'Big-Butt' Ant Delicacy Goes Global

Jorge Raul Diaz, center, prepares for cooking a selection of edible culona, or big-butt, queen ants at his farm in Barichara, Colombia, in this June 14, 2006 photo. The culonas, a source of cultural pride and epicurean delight throughout Santander province, are now being discovered by curious gourmets worldwide. AP Photo/ William Fernando Martinez

The first loud crackle tastes and feels like popcorn, but by the time the juices spray wildly in your mouth and the filament-like legs slide down your throat, there's no mistaking this toasted ant queen.

The people of sun-soaked northern Colombia have been eating ants for centuries. They believe the accurately named "hormiga culona" — or big-butt queen ant — is everything from a natural form of Viagra to a protein-rich defense against cancer.

Now the invertebrates are going global: A businessman in Santander province exported more than 880 pounds of the inch-long queen ants last year, many of them to be hand-dipped in Belgian chocolate and sold in fancy packaging at $8 for a half dozen at upscale London department stores like Harrods and Fortnum & Mason.

But even as the delicacy begins to expand beyond Colombia, the ants appear to be dwindling in Santander — and that worries the region's ant-eating bipeds.

This year's harvest, which usually begins around Easter and lasts as late as June, was one of the worst on record, with peasants in the artist colony of Barichara reporting half their normal year's haul.

Entomologists say the winter was unusually harsh and spring rains were late, which may have disturbed the virgin queen ants' nuptial flights — the one time a year when they emerge from their dune-like ant hills to seek a mate and form a new colony. Almost as often, the queens are grabbed by lizards, birds or humans.

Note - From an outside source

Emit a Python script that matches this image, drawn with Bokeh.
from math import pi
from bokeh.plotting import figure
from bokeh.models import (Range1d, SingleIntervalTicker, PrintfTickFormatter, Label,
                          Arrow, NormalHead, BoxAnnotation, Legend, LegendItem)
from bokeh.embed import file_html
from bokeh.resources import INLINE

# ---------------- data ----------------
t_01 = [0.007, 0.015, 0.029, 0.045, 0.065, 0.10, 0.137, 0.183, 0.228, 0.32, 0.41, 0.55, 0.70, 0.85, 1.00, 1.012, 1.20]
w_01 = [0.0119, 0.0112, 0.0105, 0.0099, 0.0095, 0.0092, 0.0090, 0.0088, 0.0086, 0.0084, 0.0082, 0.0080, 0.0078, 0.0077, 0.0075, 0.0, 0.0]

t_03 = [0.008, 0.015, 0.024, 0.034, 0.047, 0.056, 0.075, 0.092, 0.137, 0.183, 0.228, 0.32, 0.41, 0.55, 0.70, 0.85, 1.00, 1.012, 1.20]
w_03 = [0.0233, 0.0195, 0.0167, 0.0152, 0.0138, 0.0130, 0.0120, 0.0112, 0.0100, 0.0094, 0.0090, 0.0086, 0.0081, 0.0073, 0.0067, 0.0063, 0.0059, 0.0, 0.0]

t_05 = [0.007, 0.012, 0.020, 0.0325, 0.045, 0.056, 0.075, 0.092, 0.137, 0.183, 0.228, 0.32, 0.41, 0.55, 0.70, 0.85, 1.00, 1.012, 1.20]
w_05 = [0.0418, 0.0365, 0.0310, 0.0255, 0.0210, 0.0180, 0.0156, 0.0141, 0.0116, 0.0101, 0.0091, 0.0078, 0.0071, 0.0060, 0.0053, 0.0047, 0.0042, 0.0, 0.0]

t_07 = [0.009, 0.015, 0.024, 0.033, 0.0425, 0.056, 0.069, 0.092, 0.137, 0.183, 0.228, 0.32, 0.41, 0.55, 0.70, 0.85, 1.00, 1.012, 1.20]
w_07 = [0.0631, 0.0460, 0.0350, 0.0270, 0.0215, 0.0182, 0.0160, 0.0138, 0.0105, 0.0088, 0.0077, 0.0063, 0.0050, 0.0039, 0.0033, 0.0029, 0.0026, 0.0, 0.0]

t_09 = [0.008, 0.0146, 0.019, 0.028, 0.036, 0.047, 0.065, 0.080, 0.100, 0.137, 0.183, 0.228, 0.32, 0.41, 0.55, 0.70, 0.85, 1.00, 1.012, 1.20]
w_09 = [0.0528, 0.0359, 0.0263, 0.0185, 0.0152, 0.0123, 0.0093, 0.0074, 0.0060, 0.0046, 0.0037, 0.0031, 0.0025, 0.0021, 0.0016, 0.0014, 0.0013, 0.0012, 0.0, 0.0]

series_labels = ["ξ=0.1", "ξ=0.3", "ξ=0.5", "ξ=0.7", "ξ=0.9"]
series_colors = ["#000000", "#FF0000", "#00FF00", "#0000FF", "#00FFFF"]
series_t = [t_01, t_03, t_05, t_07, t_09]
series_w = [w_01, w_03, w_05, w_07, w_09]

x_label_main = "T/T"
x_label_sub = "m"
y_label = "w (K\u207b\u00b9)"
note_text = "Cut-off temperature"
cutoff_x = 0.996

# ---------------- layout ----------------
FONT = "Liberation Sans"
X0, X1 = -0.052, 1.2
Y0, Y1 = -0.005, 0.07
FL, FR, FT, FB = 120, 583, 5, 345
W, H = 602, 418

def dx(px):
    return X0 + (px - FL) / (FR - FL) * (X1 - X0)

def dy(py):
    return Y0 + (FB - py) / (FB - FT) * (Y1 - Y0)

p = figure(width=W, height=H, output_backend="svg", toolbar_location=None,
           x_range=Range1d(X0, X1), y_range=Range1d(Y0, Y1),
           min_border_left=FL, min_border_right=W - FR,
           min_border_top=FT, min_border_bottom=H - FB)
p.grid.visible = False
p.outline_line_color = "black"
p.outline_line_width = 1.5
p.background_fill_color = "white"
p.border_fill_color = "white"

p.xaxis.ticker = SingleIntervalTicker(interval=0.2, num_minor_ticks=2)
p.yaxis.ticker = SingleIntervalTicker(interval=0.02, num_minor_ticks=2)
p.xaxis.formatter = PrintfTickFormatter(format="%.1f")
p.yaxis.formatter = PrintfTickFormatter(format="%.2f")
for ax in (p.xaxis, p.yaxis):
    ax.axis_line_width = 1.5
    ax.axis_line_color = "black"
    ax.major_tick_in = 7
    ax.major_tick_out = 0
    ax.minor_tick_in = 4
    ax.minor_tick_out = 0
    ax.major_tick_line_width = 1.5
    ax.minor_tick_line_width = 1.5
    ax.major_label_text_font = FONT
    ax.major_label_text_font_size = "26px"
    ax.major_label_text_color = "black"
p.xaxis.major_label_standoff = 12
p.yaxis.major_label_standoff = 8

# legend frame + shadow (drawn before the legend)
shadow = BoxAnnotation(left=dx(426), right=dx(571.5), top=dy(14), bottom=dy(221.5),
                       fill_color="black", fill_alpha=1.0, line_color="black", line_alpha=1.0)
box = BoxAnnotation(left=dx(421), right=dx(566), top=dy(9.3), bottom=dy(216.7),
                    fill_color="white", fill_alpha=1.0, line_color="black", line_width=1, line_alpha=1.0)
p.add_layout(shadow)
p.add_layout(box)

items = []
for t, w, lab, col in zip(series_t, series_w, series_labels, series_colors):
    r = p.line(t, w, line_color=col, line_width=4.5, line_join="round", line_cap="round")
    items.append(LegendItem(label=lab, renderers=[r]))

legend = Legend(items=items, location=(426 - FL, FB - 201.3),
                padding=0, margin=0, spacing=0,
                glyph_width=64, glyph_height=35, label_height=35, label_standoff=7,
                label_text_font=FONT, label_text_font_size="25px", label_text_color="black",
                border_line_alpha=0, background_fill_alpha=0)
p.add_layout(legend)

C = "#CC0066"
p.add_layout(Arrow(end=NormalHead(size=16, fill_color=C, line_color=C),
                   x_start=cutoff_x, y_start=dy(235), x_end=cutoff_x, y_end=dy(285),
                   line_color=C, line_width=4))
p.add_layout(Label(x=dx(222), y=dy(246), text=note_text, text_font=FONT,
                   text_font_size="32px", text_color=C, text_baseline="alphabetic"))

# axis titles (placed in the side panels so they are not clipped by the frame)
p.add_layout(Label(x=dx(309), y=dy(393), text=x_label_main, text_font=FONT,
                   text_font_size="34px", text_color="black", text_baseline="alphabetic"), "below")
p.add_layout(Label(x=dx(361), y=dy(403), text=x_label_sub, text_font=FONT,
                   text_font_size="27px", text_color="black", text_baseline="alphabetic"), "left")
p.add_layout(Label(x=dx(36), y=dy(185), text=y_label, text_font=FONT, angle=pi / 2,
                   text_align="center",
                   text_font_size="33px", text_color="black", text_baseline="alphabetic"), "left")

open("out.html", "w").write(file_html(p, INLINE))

Expanding fields of beans, tomatoes and tobacco also have replaced the region's last remaining wilderness and farmers consider the leaf-cutting ants — the species atta laevigata — to be serious pests.

"It's an age-old dilemma for the farmer — should I kill it or eat it?" said Andres Santamaria, who was given a $40,000 grant from Santander's government to develop an environmentally sustainable, export-oriented program for breeding the ants.

Whatever the local conditions, overseas demand by itself won't endanger the ant supply, say those involved in the trade.

"We're never going to eat Colombians out of their ants," said Todd Dalton, a 30-year-old chef in London whose yen for the exotic dish led him to create Edible, a novelty food brand whose products are not for the squeamish.

Last year, Edible sold some 220 pounds of the ants, most of them dipped in chocolate, along with other specialties like lollipops with scorpions inside.

In Colombia, people generally toast the ants in salt at community gatherings and eat them as a snack. But there is innovation. Restaurants in Barichara offer an ant-based spread for bread and an ant-flavored lamb sauce.

Stuffed tortilla "atta wraps" led the menu at a recent tasting at the Montreal Insectarium, an insect museum in Canada.

"In France, they're so highly regarded people started calling them the caviar of Santander," said Stephane Le Tirant, curator at the Montreal Insectarium.

During harvest time in Santander, ants by the bagful are sold at almost every roadside stop. But although relatively abundant, they're not cheap — costing as much as $24 for about two pounds.

The culona is a source of regional pride, its image gracing everything from the logo of a long-distance bus company to the provincial La Culona lottery. It also connects locals to the province's indigenous past, when ants were a part of a complex mating ritual of the Guane Indians.

Rising demand from the outside has helped push up prices that peasant harvesters are getting.

"A few years ago they cost half as much," said Hernando Medina, the province's main exporter.

Not everyone is cashing in. Jorge Raul Diaz maintains 37 ant colonies on a small farm outside Barichara, but in homage to native culture, he gives them away.

During last year's harvest, he organized the first culona-gathering contest, in which 22 participants competed over two months to see who could bag the most insects.

Carmen Rondon, a jovial 71-year-old cleaning woman, finished second and won an electric blender.

She no longer eats the ants, because of a near toothless mouth, but Rondon says she eagerly awaits the yearly hunt, when she scrambles about on hands and knees while ants crawl up and down her legs.

"Whenever the culonas come out," she said, "I'm there the first day."